Friday, May 12, 2006
Hawaii's Broken Gas Cap. A Failed Experiment in Government Regulation.
You may not have heard, but Hawaii's recent experiment with regulating the gas industry, also known as the "gas cap," has failed. After about 8 months, the program just didn't work out...or did it? Public opinion seemed to overwhelmingly favor getting rid of it, which is what brought about its demise, but in actuality, it favored the consumer. A lot. Why then was it repealed you ask? Because it "looked" like it didn't work. Before I go on, let me say that I am against government regulation of any business, for the most part, because free enterprise is what drives the US economy. But back to topic, the reason public sentiment was so against the gas cap was purely timing.

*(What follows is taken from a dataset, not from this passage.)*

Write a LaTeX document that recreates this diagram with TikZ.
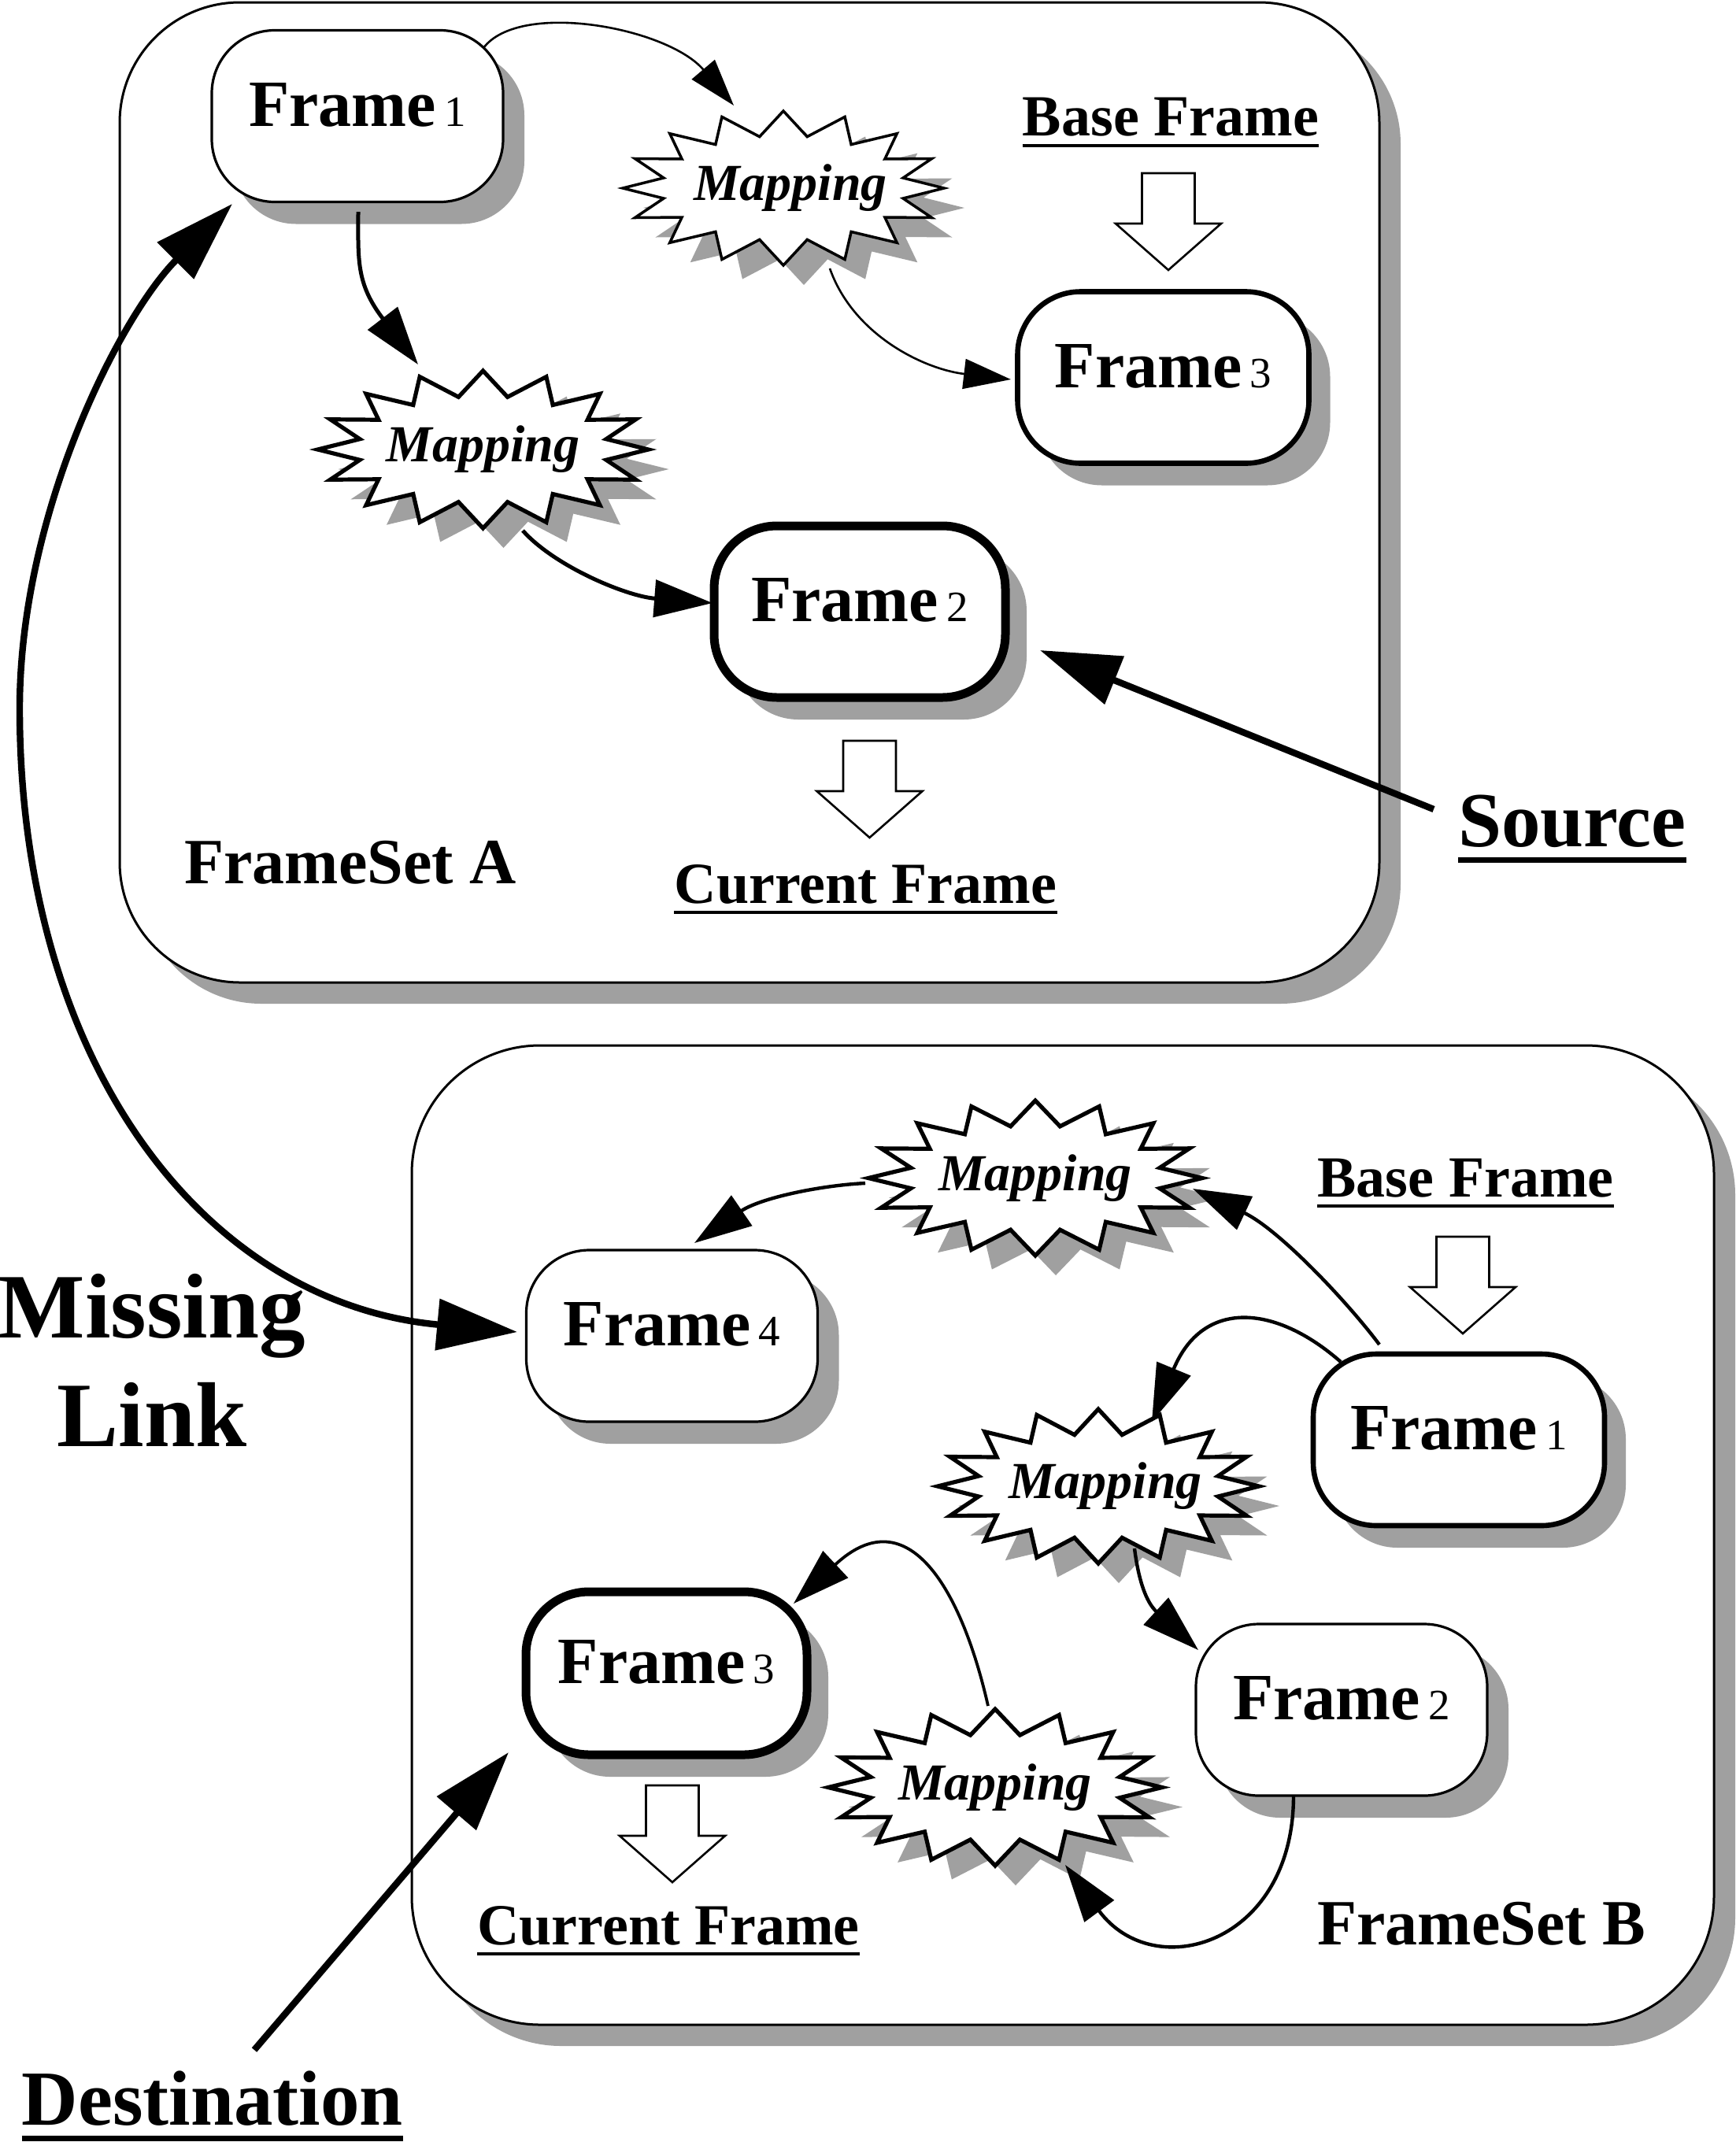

As gas prices increased, so did the gas cap. This led to the false belief that the gas cap would reduce prices, but didn't. There were a few instances where gas prices dropped, and this was good. But sadly, not enough for the public to accept it. Hawaii is unique in that there are only two refiners. These two refiners control wholesale gas prices in Hawaii. This is one of those instances where maybe government regulation can help, but even then it's still questionable and, in my opinion, a "last resort" action. Regulation makes sense if the companies are not going to be honest. This is the part that pushes me towards regulation, because I believe the two wholesalers in Hawaii are taking advantage of the situation. Pre-gas cap Hawaii often saw price increases, but rarely saw decreases. And if they decreased, it would be a small fraction of what it increased, while the rest of the US saw dramatic decreases. Odd isn't it? As a consumer, I'm sad. But as a US citizen, I'm glad...it is better off that this experiment failed even if it might have meant a few more dollars in my pocket.